I wrote a letter to the editor of our school newspaper recently, and the idiots published it with a paragraph break at the exactly wrong point, thus ruining all the irony which the letter had been building up to. They honestly could not have more inept, and it’s extremely frustrating to know that the maimed letter is sitting in the newspaper with my name under it. (But I do wish I had put the very last sentence in a new paragraph—it is a new topic).
However, my youthful joi de vivre did succeed in making them assume what no bartender or liquor salesman has ever since I turned 15 or so—that is, that I am younger than 21. When the letter appeared, it was signed by me, “junior.”
Exhibit A (straight from the author’s pen):
Dear Editor,
I gather that the article “Love and _ _ _ _ _ _ _ _” (November 23, 2005) is intended to refer to the recent mainstage production of “Love and Intrigue.” It is indeed admirable to have said so little, even when given such a small space. In fact, there are only two keys to the content: the eight blanks in the title (i-n-t-r-i-g-u-e) and the burbling about Schiller in the nether portions of the column. I can understand such coyness when reporting on a production on the hill that must not be named, but surely our author does not dread being put on a hit list if he gives facts sufficient to ascertain the subject of his musings.

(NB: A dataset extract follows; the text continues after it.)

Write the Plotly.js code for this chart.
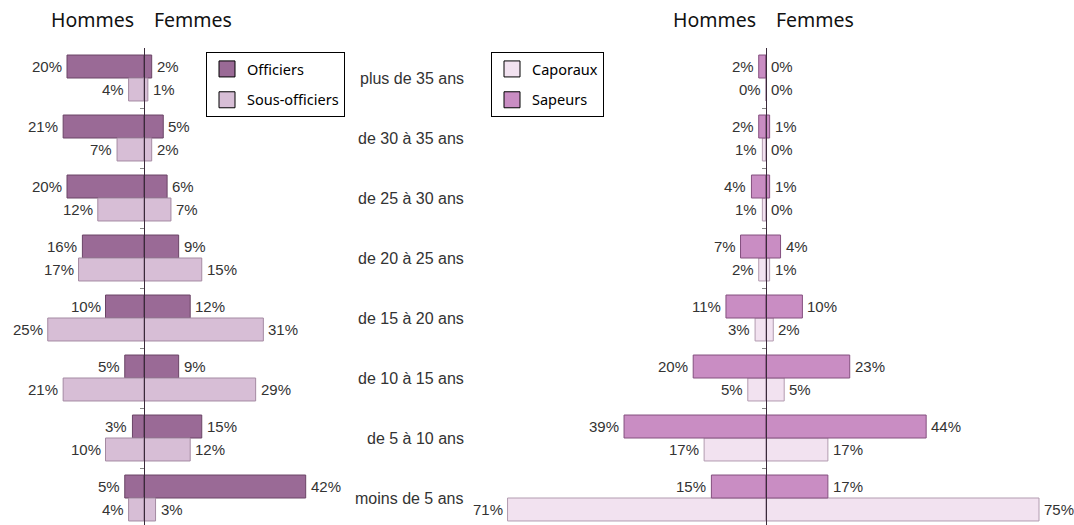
<!DOCTYPE html>
<html>
<head>
<meta charset="utf-8">
<script src="https://cdn.plot.ly/plotly-3.0.1.min.js"></script>
<style>html,body{margin:0;padding:0;background:#fff;}#chart{width:1074px;height:525px;}</style>
</head>
<body>
<div id="chart"></div>
<script>
const categories = ["plus de 35 ans","de 30 à 35 ans","de 25 à 30 ans","de 20 à 25 ans","de 15 à 20 ans","de 10 à 15 ans","de 5 à 10 ans","moins de 5 ans"];
const officiersHommes = [20,21,20,16,10,5,3,5];
const officiersFemmes = [2,5,6,9,12,9,15,42];
const sousOfficiersHommes = [4,7,12,17,25,21,10,4];
const sousOfficiersFemmes = [1,2,7,15,31,29,12,3];
const sapeursHommes = [2,2,4,7,11,20,39,15];
const sapeursFemmes = [0,1,1,4,10,23,44,17];
const caporauxHommes = [0,1,1,2,3,5,17,71];
const caporauxFemmes = [0,0,0,1,2,5,17,75];
const headers = ["Hommes","Femmes"];

const W = 1074, H = 525;
const idx = categories.map((_, i) => i);
const BW = 0.383;
const labelFont = {family: "Liberation Sans, Arial, sans-serif", size: 15, color: "#333"};
const catFont = {family: "Liberation Sans, Arial, sans-serif", size: 16, color: "#333"};
const humanFont = "Noto Sans, sans-serif";

const series = [
  {name: "Officiers", men: officiersHommes, women: officiersFemmes, color: "#9a6a96", line: "#6a4466", top: true, xa: "x", ya: "y", legend: "legend"},
  {name: "Sous-officiers", men: sousOfficiersHommes, women: sousOfficiersFemmes, color: "#d7bed6", line: "#a48aa2", top: false, xa: "x", ya: "y", legend: "legend"},
  {name: "Caporaux", men: caporauxHommes, women: caporauxFemmes, color: "#f2e2f0", line: "#b29cb0", top: false, xa: "x2", ya: "y2", legend: "legend2"},
  {name: "Sapeurs", men: sapeursHommes, women: sapeursFemmes, color: "#c98dc3", line: "#84507f", top: true, xa: "x2", ya: "y2", legend: "legend2"}
];

const traces = [];
const annotations = [];
series.forEach(s => {
  const off = s.top ? -BW : 0;
  traces.push({
    type: "bar", orientation: "h", name: s.name, showlegend: false,
    y: idx.concat(idx), x: s.men.map(v => -v).concat(s.women),
    width: BW, offset: off,
    marker: {color: s.color, line: {color: s.line, width: 1}},
    xaxis: s.xa, yaxis: s.ya, hoverinfo: "skip"
  });
  traces.push({
    type: "scatter", mode: "markers", name: s.name, x: [null], y: [null],
    marker: {symbol: "square", size: 16, color: s.color, line: {color: "#000", width: 1}},
    xaxis: s.xa, yaxis: s.ya, legend: s.legend, legendgroup: s.name, showlegend: true
  });
  const yc = s.top ? -BW / 2 : BW / 2;
  idx.forEach(i => {
    annotations.push({xref: s.xa, yref: s.ya, x: -s.men[i], y: i + yc, text: s.men[i] + "%",
      xanchor: "right", yanchor: "middle", xshift: -3, showarrow: false, font: labelFont});
    annotations.push({xref: s.xa, yref: s.ya, x: s.women[i], y: i + yc, text: s.women[i] + "%",
      xanchor: "left", yanchor: "middle", xshift: 3, showarrow: false, font: labelFont});
  });
});

idx.forEach(i => {
  annotations.push({xref: "paper", yref: "y", x: 466 / W, y: i, text: categories[i],
    xanchor: "right", yanchor: "middle", showarrow: false, font: catFont});
});

["x", "x2"].forEach(xa => {
  annotations.push({xref: xa, yref: "paper", x: 0, y: 1 - 20 / H, text: headers[0], xanchor: "right", yanchor: "middle",
    xshift: -8, showarrow: false, font: {family: humanFont, size: 19.5, color: "#111"}});
  annotations.push({xref: xa, yref: "paper", x: 0, y: 1 - 20 / H, text: headers[1], xanchor: "left", yanchor: "middle",
    xshift: 8, showarrow: false, font: {family: humanFont, size: 19.5, color: "#111"}});
});

const yDomain = [0, 1 - 48 / H];
const yRange = [7.45, -0.5];
const tickvals = idx.slice(1).map(i => i - 0.5);
const yCommon = {domain: yDomain, range: yRange, showgrid: false, zeroline: false, showline: true,
  linecolor: "#3a2a3a", linewidth: 1.3, ticks: "outside", ticklen: 4, tickcolor: "#888",
  tickvals: tickvals, showticklabels: false, anchor: "free", fixedrange: true};
const xCommon = {showgrid: false, zeroline: false, showline: false, showticklabels: false, ticks: "", fixedrange: true};

const legendCommon = {y: 1 - 52 / H, xanchor: "left", yanchor: "top", bgcolor: "#fff", bordercolor: "#000", borderwidth: 1,
  font: {family: humanFont, size: 14.5, color: "#000"}, traceorder: "grouped", tracegroupgap: 9};

const layout = {
  width: W, height: H, autosize: false,
  margin: {l: 0, r: 0, t: 0, b: 0},
  paper_bgcolor: "#fff", plot_bgcolor: "rgba(0,0,0,0)",
  barmode: "overlay",
  xaxis: Object.assign({}, xCommon, {domain: [0, 355 / W], range: [-144 / 3.85, (355 - 144) / 3.85], anchor: "y"}),
  xaxis2: Object.assign({}, xCommon, {domain: [470 / W, 1], range: [-(766 - 470) / 3.64, (W - 766) / 3.64], anchor: "y2"}),
  yaxis: Object.assign({}, yCommon, {position: 144 / W}),
  yaxis2: Object.assign({}, yCommon, {position: 766 / W}),
  legend: Object.assign({}, legendCommon, {x: 206 / W}),
  legend2: Object.assign({}, legendCommon, {x: 491 / W}),
  annotations: annotations,
  showlegend: true
};

Plotly.newPlot("chart", traces, layout, {displayModeBar: false, staticPlot: true});
</script>
</body>
</html>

He could have mentioned the magnificent costumes. Or the overtly slimy secretary and his boss, the subtley creepy prime minister. Or the pathetically eager father, who has lived without romantic love so long that he can’t understand his daughter’s need for it. Or the dramatic irony in the last scene, when center stage is occupied by the torn pieces of a letter which could avert the entire tragedy. In fact, the only thing we learn from our erstwhile critic is that he seems troubled by dialogue of more brawn than that of a reality TV show. Of course the play would have been better if all words of more than one syllable were elaborately pantomimed for the vocabulary-challenged. Good acting will always make up for the audience’s deficiencies. This is the kind of criticism which will challenge the Drama Department to rise on the stepping stone of its lesser self to become a better and higher thing.
Exhibit B (Poor Yorick! I knew him, Horatio.):
[Everything’s the same up to the last three sentences:]
… In fact, the only thing we learn from our erstwhile critic is that he seems troubled by dialogue of more brawn than that of a reality TV show. Of course the play would have been better if all words of more than one syllable were elaborately pantomimed for the vocabulary-challenged.
Good acting will always make up for the audience’s deficiencies. This is the kind of criticism which will challenge the Drama Department to rise on the stepping stone of its lesser self to become a better and higher thing.